In 1956 he moved to Tucson, Arizona, and continued his studies at the University of Arizona. Cuddihy graduated in 1959 with a B.A. degree in History. Throughout the 1960s, Cuddihy worked as a translator and attended graduate classes in American and European history at the University of Arizona. In 1966 he dropped out of graduate school to devote himself to his translating work and published an English version of Jacques Maritain’s The Peasant of Garonne (1967).
In 1971, Cuddihy attended a summer workshop at Cornell given by his second cousin’s husband, poet William Mathews, and it was there the idea for his poetry magazine Ironwood was born. The name for the magazine was chosen both for the symbolic and physical qualities of the ironwood tree. Ironwood magazine was published from 1972 to 1988, and the Ironwood Press published 14 chapbooks. Ironwood became known in the poetry world and attracted such names as Diane Wakoski, Philip Booth and Alberto Rios, and received numerous state and federal grants. On July 13, 2000 Michael Cuddihy died at his home in Tucson from complications of pneumonia.

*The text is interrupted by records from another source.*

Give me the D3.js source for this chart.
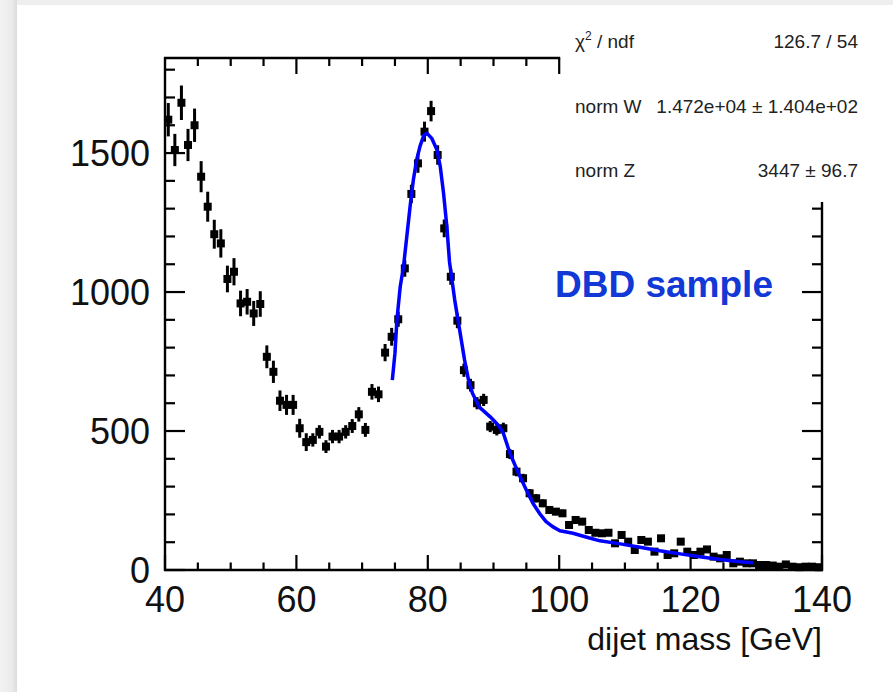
<!DOCTYPE html>
<html>
<head>
<meta charset="utf-8">
<script src="https://cdn.jsdelivr.net/npm/d3@7"></script>
<style>
  html, body { margin: 0; padding: 0; background: #ffffff; }
  svg { display: block; }
</style>
</head>
<body>
<svg id="chart" width="893" height="692"></svg>
<script>
// ---------------- data ----------------
const binLow = 40, binWidth = 1;            // histogram bins 40..140 GeV, 1 GeV wide
const counts = [
  1620,1511,1681,1529,1600,1415,1307,1208,1175,1047,
  1073,959,965,923,957,767,713,609,594,594,
  510,460,468,497,444,480,480,497,518,560,
  504,641,632,782,839,902,1085,1353,1463,1577,
  1651,1493,1229,1055,897,719,665,600,612,516,
  504,510,417,354,330,276,258,240,216,210,
  204,162,180,174,144,134,132,134,96,126,
  102,72,108,102,66,114,54,60,102,66,
  54,66,74,48,42,54,24,30,24,24,
  18,18,16,12,20,12,10,12,12,10
];
const errors = [
  60,58,62,58,60,56,54,52,51,48,
  49,46,46,45,46,41,40,37,36,36,
  34,32,24,24,23,24,24,24,25,26,
  25,28,28,31,32,27,30,33,34,36,
  37,35,32,29,27,24,23,22,22,20,
  20,20,18,17,16,15,15,14,14,13,
  13,13,12,12,12,11,11,11,9,10,
  9,8,9,9,8,10,7,7,9,8,
  7,8,8,7,6,7,5,5,5,5,
  4,4,4,3,4,3,3,3,3,3
];
const fitMass = [74.6,75.0,75.3,75.8,76.3,76.8,77.3,77.8,78.3,78.8,
  79.4,79.9,80.6,81.4,81.9,82.4,82.9,83.3,84.1,84.6,
  85.1,85.6,86.2,86.8,87.8,89.5,90.7,91.5,92.5,93.8,
  95.0,96.0,97.0,98.0,99.0,100.1,102.1,104.2,106.2,109.3,
  112.3,115.3,118.4,121.4,124.5,127.5,129.5];
const fitValue = [683,780,900,1019,1091,1199,1307,1403,1475,1523,
  1565,1571,1553,1511,1451,1355,1235,1109,971,899,
  827,755,683,636,587,551,522,492,420,348,
  288,240,204,174,156,141,132,118,105,94,
  82,69,58,48,38,30,26];
const xTickLabels = [40, 60, 80, 100, 120, 140];
const yTickLabels = [0, 500, 1000, 1500];
const statNames = ["χ2 / ndf", "norm W", "norm Z"];
const statValues = ["126.7 / 54", "1.472e+04 \u00b1 1.404e+02", "3447 \u00b1 96.7"];
const xTitle = "dijet mass [GeV]";
const sampleLabel = "DBD sample";

// ---------------- layout ----------------
(function () {
const svg = d3.select("#chart");
const W = 893, H = 692;
const pL = 165, pR = 822, pT = 58, pB = 570;
const rightAxisTop = 202, topAxisEnd = 100;

const x = d3.scaleLinear().domain([40, 140]).range([pL, pR]);
const y = d3.scaleLinear().domain([0, 1842]).range([pB, pT]);

// background frame (gray border with left shadow)
const defs = svg.append("defs");
const grad = defs.append("linearGradient").attr("id", "shadow").attr("x1", 0).attr("x2", 1).attr("y1", 0).attr("y2", 0);
grad.append("stop").attr("offset", "0%").attr("stop-color", "#f2f2f2");
grad.append("stop").attr("offset", "70%").attr("stop-color", "#ebebeb");
grad.append("stop").attr("offset", "100%").attr("stop-color", "#dcdcdc");
svg.append("rect").attr("x", 0).attr("y", 0).attr("width", W).attr("height", H).attr("fill", "#eeeeee");
svg.append("rect").attr("x", 0).attr("y", 0).attr("width", 17).attr("height", H).attr("fill", "url(#shadow)");
svg.append("rect").attr("x", 17).attr("y", 5).attr("width", W - 17).attr("height", H - 5).attr("fill", "#ffffff");

const font = "'Liberation Sans', Arial, Helvetica, sans-serif";
const g = svg.append("g");

// ---------------- axes ----------------
const xMinor = d3.range(40, 140.01, 5);
const isMajorX = v => Math.abs(v % 20) < 1e-6;
// bottom axis
g.append("line").attr("x1", pL - 1).attr("x2", pR + 1).attr("y1", pB).attr("y2", pB)
  .attr("stroke", "#000").attr("stroke-width", 2.4);
g.selectAll(".xtick").data(xMinor).join("line")
  .attr("x1", d => x(d)).attr("x2", d => x(d))
  .attr("y1", pB).attr("y2", d => pB - (isMajorX(d) ? 15 : 7.5))
  .attr("stroke", "#000").attr("stroke-width", 2.2);
g.selectAll(".xlab").data(xTickLabels).join("text")
  .attr("x", d => x(d)).attr("y", 612)
  .attr("text-anchor", "middle")
  .attr("font-family", font).attr("font-size", 36).attr("fill", "#111")
  .text(d => d);

// top axis (partial, stops where stats box starts)
const xTopTicks = xMinor.filter(v => v > 40 && v <= topAxisEnd);
g.append("line").attr("x1", pL - 1).attr("x2", x(topAxisEnd) + 1).attr("y1", pT).attr("y2", pT)
  .attr("stroke", "#000").attr("stroke-width", 2.4);
g.selectAll(".xttick").data(xTopTicks).join("line")
  .attr("x1", d => x(d)).attr("x2", d => x(d))
  .attr("y1", pT).attr("y2", d => pT + (isMajorX(d) ? 16 : 8))
  .attr("stroke", "#000").attr("stroke-width", 2.2);

// left axis
const yMinor = d3.range(0, 1801, 100);
const isMajorY = v => v % 500 === 0;
g.append("line").attr("x1", pL).attr("x2", pL).attr("y1", pT - 1).attr("y2", pB + 1)
  .attr("stroke", "#000").attr("stroke-width", 2.4);
g.selectAll(".ytick").data(yMinor).join("line")
  .attr("x1", pL).attr("x2", d => pL + (isMajorY(d) ? 20 : 10))
  .attr("y1", d => y(d)).attr("y2", d => y(d))
  .attr("stroke", "#000").attr("stroke-width", 2.2);
g.selectAll(".ylab").data(yTickLabels).join("text")
  .attr("x", 150).attr("y", d => y(d) + 12.5)
  .attr("text-anchor", "end")
  .attr("font-family", font).attr("font-size", 36).attr("fill", "#111")
  .text(d => d);

// right axis (partial, starts below stats box)
const yRightTicks = yMinor.filter(v => y(v) >= rightAxisTop);
g.append("line").attr("x1", pR).attr("x2", pR).attr("y1", rightAxisTop).attr("y2", pB + 1)
  .attr("stroke", "#000").attr("stroke-width", 2.4);
g.selectAll(".yrtick").data(yRightTicks).join("line")
  .attr("x1", pR).attr("x2", d => pR - (isMajorY(d) ? 20 : 10))
  .attr("y1", d => y(d)).attr("y2", d => y(d))
  .attr("stroke", "#000").attr("stroke-width", 2.2);

// axis title
g.append("text").attr("x", pR).attr("y", 650)
  .attr("text-anchor", "end")
  .attr("font-family", font).attr("font-size", 32).attr("fill", "#111")
  .text(xTitle);

// ---------------- data points ----------------
const pts = counts.map((v, i) => ({ m: binLow + (i + 0.5) * binWidth, v, e: errors[i] }));
const pg = g.append("g");
pg.selectAll(".ex").data(pts).join("line")
  .attr("x1", d => x(d.m - binWidth / 2)).attr("x2", d => x(d.m + binWidth / 2))
  .attr("y1", d => y(d.v)).attr("y2", d => y(d.v))
  .attr("stroke", "#000").attr("stroke-width", 3);
pg.selectAll(".ey").data(pts).join("line")
  .attr("x1", d => x(d.m)).attr("x2", d => x(d.m))
  .attr("y1", d => y(d.v - d.e)).attr("y2", d => y(d.v + d.e))
  .attr("stroke", "#000").attr("stroke-width", 3);
pg.selectAll(".mk").data(pts).join("rect")
  .attr("x", d => x(d.m) - 4).attr("y", d => y(d.v) - 4)
  .attr("width", 8).attr("height", 8).attr("fill", "#000");

// ---------------- fit curve ----------------
const fit = fitMass.map((m, i) => [m, fitValue[i]]);
g.append("path").datum(fit)
  .attr("d", d3.line().x(d => x(d[0])).y(d => y(d[1])))
  .attr("fill", "none").attr("stroke", "#0000ff").attr("stroke-width", 3.5)
  .attr("stroke-linejoin", "round");

// ---------------- label ----------------
g.append("text").attr("x", 555).attr("y", 297)
  .attr("font-family", font).attr("font-size", 37).attr("font-weight", "bold")
  .attr("fill", "#1238d6")
  .text(sampleLabel);

// ---------------- stats box ----------------
const statY = [48, 113, 177];
statNames.forEach((n, i) => {
  const t = g.append("text").attr("x", 575).attr("y", statY[i])
    .attr("font-family", font).attr("font-size", 19).attr("fill", "#222");
  if (n.startsWith("χ2")) {
    t.append("tspan").text("χ");
    t.append("tspan").attr("font-size", 12).attr("dy", -8).text("2");
    t.append("tspan").attr("dy", 8).text(" / ndf");
  } else {
    t.text(n);
  }
  g.append("text").attr("x", 858).attr("y", statY[i])
    .attr("text-anchor", "end")
    .attr("font-family", font).attr("font-size", 19).attr("fill", "#222")
    .text(statValues[i]);
});
})();
</script>
</body>
</html>
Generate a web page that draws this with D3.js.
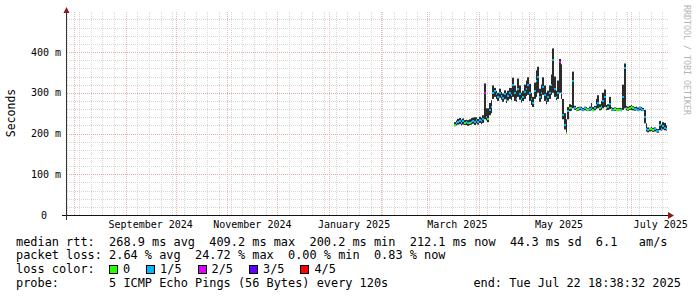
<!DOCTYPE html>
<html>
<head>
<meta charset="utf-8">
<script src="https://cdn.jsdelivr.net/npm/d3@7/dist/d3.min.js"></script>
<style>
body{margin:0;background:#fff;}
text{font-family:"DejaVu Sans Mono",monospace;fill:#000;}
</style>
</head>
<body>
<svg width="697" height="297"></svg>
<script>
// graph window
var endTime = new Date(2025, 6, 22, 18, 38, 32);
var startTime = d3.timeDay.offset(endTime, -360);
var firstSample = new Date(2025, 2, 17);

// one sample per day from firstSample, values in ms
var medianMs = [222,226,229,231,227,230,226,228,225,227,
  229,231,228,232,229,233,231,235,300,240,
  236,258,265,300,305,297,290,300,293,287,
  296,282,291,300,295,318,300,285,310,298,
  285,290,302,310,318,300,285,275,305,330,
  340,290,300,315,295,282,290,300,320,380,
  310,290,300,375,300,245,220,201,255,263,
  262,330,262,258,260,262,261,259,262,260,
  258,261,263,259,262,270,275,262,265,280,
  290,262,265,272,260,259,260,259,258,259,
  258,290,360,262,261,263,264,262,260,261,
  259,262,261,258,240,212,208,210,212,209,
  211,207,206,220,212,218,214,212];
var lowMs = [218,220,222,223,220,222,221,221,219,221,
  222,224,221,225,222,226,223,226,235,232,
  228,245,250,285,290,285,280,288,283,278,
  284,275,281,285,282,290,280,278,290,283,
  276,280,285,292,295,280,270,265,285,290,
  300,278,285,295,280,272,278,285,295,300,
  290,282,285,300,285,235,210,200,235,255,
  256,262,258,255,256,257,257,255,257,256,
  255,256,257,255,257,260,262,257,258,262,
  265,257,258,260,256,256,256,255,255,256,
  255,258,262,257,256,258,258,257,256,257,
  255,257,256,255,225,205,203,205,206,204,
  205,203,202,208,207,210,208,207];
var highMs = [228,232,236,238,234,237,233,234,233,235,
  238,239,240,240,236,241,238,245,323,262,
  262,275,282,318,312,305,300,310,302,298,
  306,300,305,312,312,337,318,305,335,318,
  300,305,320,330,338,322,300,290,325,355,
  364,310,320,338,318,300,305,318,345,409,
  340,305,330,383,370,285,250,235,265,272,
  270,352,268,263,265,266,265,263,266,265,
  262,266,275,265,268,285,294,272,280,300,
  308,270,272,290,265,263,264,263,262,263,
  262,320,372,268,266,268,270,267,265,266,
  264,266,265,263,258,225,215,214,216,214,
  215,212,211,231,222,228,226,220];
// lost pings out of 5
var lossIdx = [0,1,1,1,1,1,0,1,1,0,
  1,1,1,1,1,1,1,1,2,1,
  0,1,1,1,1,1,1,1,1,1,
  1,1,1,1,1,1,1,1,1,1,
  1,1,1,1,1,1,1,1,1,1,
  1,1,1,1,1,1,1,1,1,1,
  1,1,1,2,1,1,1,0,1,0,
  1,1,1,0,0,1,1,1,1,0,
  0,1,1,0,1,1,1,0,1,1,
  1,0,1,1,0,1,0,0,0,0,
  1,1,1,1,0,0,0,0,1,1,
  1,1,1,1,1,1,1,0,0,0,
  1,1,1,1,1,1,1,1];

var yTicks = [0, 100, 200, 300, 400];
// where the month labels are centred
var labelDates = [new Date(2024,8,16), new Date(2024,10,16), new Date(2025,0,16),
  new Date(2025,2,19), new Date(2025,4,19), new Date(2025,6,19)];
var lossNames = ['0', '1/5', '2/5', '3/5', '4/5'];
var lossColors = ['#26ff00', '#00b8ff', '#dd00ff', '#5e00ff', '#ff0000'];

var rttStats = ['268.9 ms avg', '409.2 ms max', '200.2 ms min', '212.1 ms now', '44.3 ms sd', '6.1   am/s'];
var lossStats = ['2.64 % avg', '24.72 % max', '0.00 % min', '0.83 % now'];
var probeText = '5 ICMP Echo Pings (56 Bytes) every 120s';
var endText = 'end: Tue Jul 22 18:38:32 2025';

var plotLeft = 67, plotRight = 667, plotTop = 15, plotBottom = 215;
var svg = d3.select('svg');
svg.append('rect').attr('width', 697).attr('height', 297).attr('fill', '#fff');

var x = d3.scaleTime().domain([startTime, endTime]).range([plotLeft, plotRight]);
var y = d3.scaleLinear().domain([0, 491]).range([plotBottom, plotTop]);
function px(v){ return Math.round(v) + 0.5; }

// grid
var grid = svg.append('g').attr('stroke-dasharray', '1,1').attr('stroke-width', 1);
d3.range(20, 491, 20).forEach(function(v){
  if (v % 100 === 0) return;
  grid.append('line').attr('x1', plotLeft).attr('x2', plotRight + 1)
    .attr('y1', px(y(v))).attr('y2', px(y(v))).attr('stroke', '#d6d6d6');
});
d3.timeSunday.range(startTime, endTime).forEach(function(d){
  grid.append('line').attr('x1', px(x(d))).attr('x2', px(x(d)))
    .attr('y1', 12).attr('y2', plotBottom).attr('stroke', '#d6d6d6');
});
yTicks.slice(1).forEach(function(v){
  grid.append('line').attr('x1', plotLeft).attr('x2', plotRight + 1)
    .attr('y1', px(y(v))).attr('y2', px(y(v))).attr('stroke', '#e6a8a8');
});
d3.timeMonth.range(startTime, endTime).forEach(function(d){
  grid.append('line').attr('x1', px(x(d))).attr('x2', px(x(d)))
    .attr('y1', 12).attr('y2', plotBottom).attr('stroke', '#f4b4b4');
});

// smoke and median
var days = medianMs.map(function(m, i){ return d3.timeDay.offset(firstSample, i); });
var plot = svg.append('g');
days.forEach(function(d, i){
  var x0 = Math.round(x(d)), x1 = Math.max(x0 + 1, Math.round(x(d3.timeDay.offset(d, 1))));
  plot.append('rect').attr('x', x0).attr('width', x1 - x0)
    .attr('y', y(highMs[i])).attr('height', y(lowMs[i]) - y(highMs[i]))
    .attr('fill', '#2b2b2b');
});
days.forEach(function(d, i){
  var x0 = Math.round(x(d)), x1 = Math.max(x0 + 1, Math.round(x(d3.timeDay.offset(d, 1))));
  plot.append('rect').attr('x', x0).attr('width', x1 - x0)
    .attr('y', Math.round(y(medianMs[i])) - 1).attr('height', 2)
    .attr('fill', lossColors[lossIdx[i]]);
});

// axes
svg.append('line').attr('x1', 62).attr('x2', 670).attr('y1', plotBottom + 0.5).attr('y2', plotBottom + 0.5)
  .attr('stroke', '#111');
svg.append('line').attr('x1', plotLeft - 0.5).attr('x2', plotLeft - 0.5).attr('y1', 12).attr('y2', 220)
  .attr('stroke', '#333');
svg.append('path').attr('d', 'M668,212L674,215.5L668,219Z').attr('fill', '#8f1a1a');
svg.append('path').attr('d', 'M63.5,13L66.5,7L69.5,13Z').attr('fill', '#8f1a1a');

// y labels
svg.selectAll('.ylab').data(yTicks).enter().append('text')
  .attr('class', 'ylab')
  .attr('x', function(v){ return v === 0 ? 47 : 61; })
  .attr('y', function(v){ return y(v) + 3.5; })
  .attr('text-anchor', 'end').style('font-size', '10px')
  .text(function(v){ return v === 0 ? '0' : v + ' m'; });

// x labels
var fmt = d3.timeFormat('%B %Y');
svg.selectAll('.xlab').data(labelDates).enter().append('text')
  .attr('class', 'xlab')
  .attr('x', function(d){ return x(d); })
  .attr('y', 228).attr('text-anchor', 'middle').style('font-size', '10px')
  .text(function(d){ return fmt(d); });

svg.append('text').attr('transform', 'translate(15,113) rotate(-90)')
  .attr('text-anchor', 'middle').style('font-size', '11.5px').text('Seconds');
svg.append('text').attr('transform', 'translate(684,5) rotate(90)')
  .style('font-size', '8.3px').style('fill', '#b4b4b4').text('RRDTOOL / TOBI OETIKER');

// legend
var fs = '11.9px', cw = 7.15, lx = 16;
function row(str, yy){
  svg.append('text').attr('x', lx).attr('y', yy).style('font-size', fs)
    .style('white-space', 'pre').text(str);
}
row('median rtt:  ' + rttStats.join('  '), 245.5);
row('packet loss: ' + lossStats.join('  '), 259);
row('loss color:', 273);
var bx = lx + 13 * cw;
lossNames.forEach(function(n, i){
  svg.append('rect').attr('x', Math.round(bx) + 0.5).attr('y', 265.5).attr('width', 8).attr('height', 8)
    .attr('fill', lossColors[i]).attr('stroke', '#000');
  svg.append('text').attr('x', bx + 14).attr('y', 273).style('font-size', fs).text(n);
  bx += 14 + n.length * cw + 16;
});
row('probe:       ' + probeText, 287);
svg.append('text').attr('x', 681).attr('y', 287).attr('text-anchor', 'end')
  .style('font-size', fs).text(endText);
</script>
</body>
</html>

This collection consists of the personal papers and poems of Michael Cuddihy and the records of the Ironwood Press, including production materials for the literary magazine Ironwood. The bulk of the collection consists of correspondence between Cuddihy and contributors to Ironwood. The Ironwood productions files consist of typescripts, corrected typescripts, and when available, original cover artwork.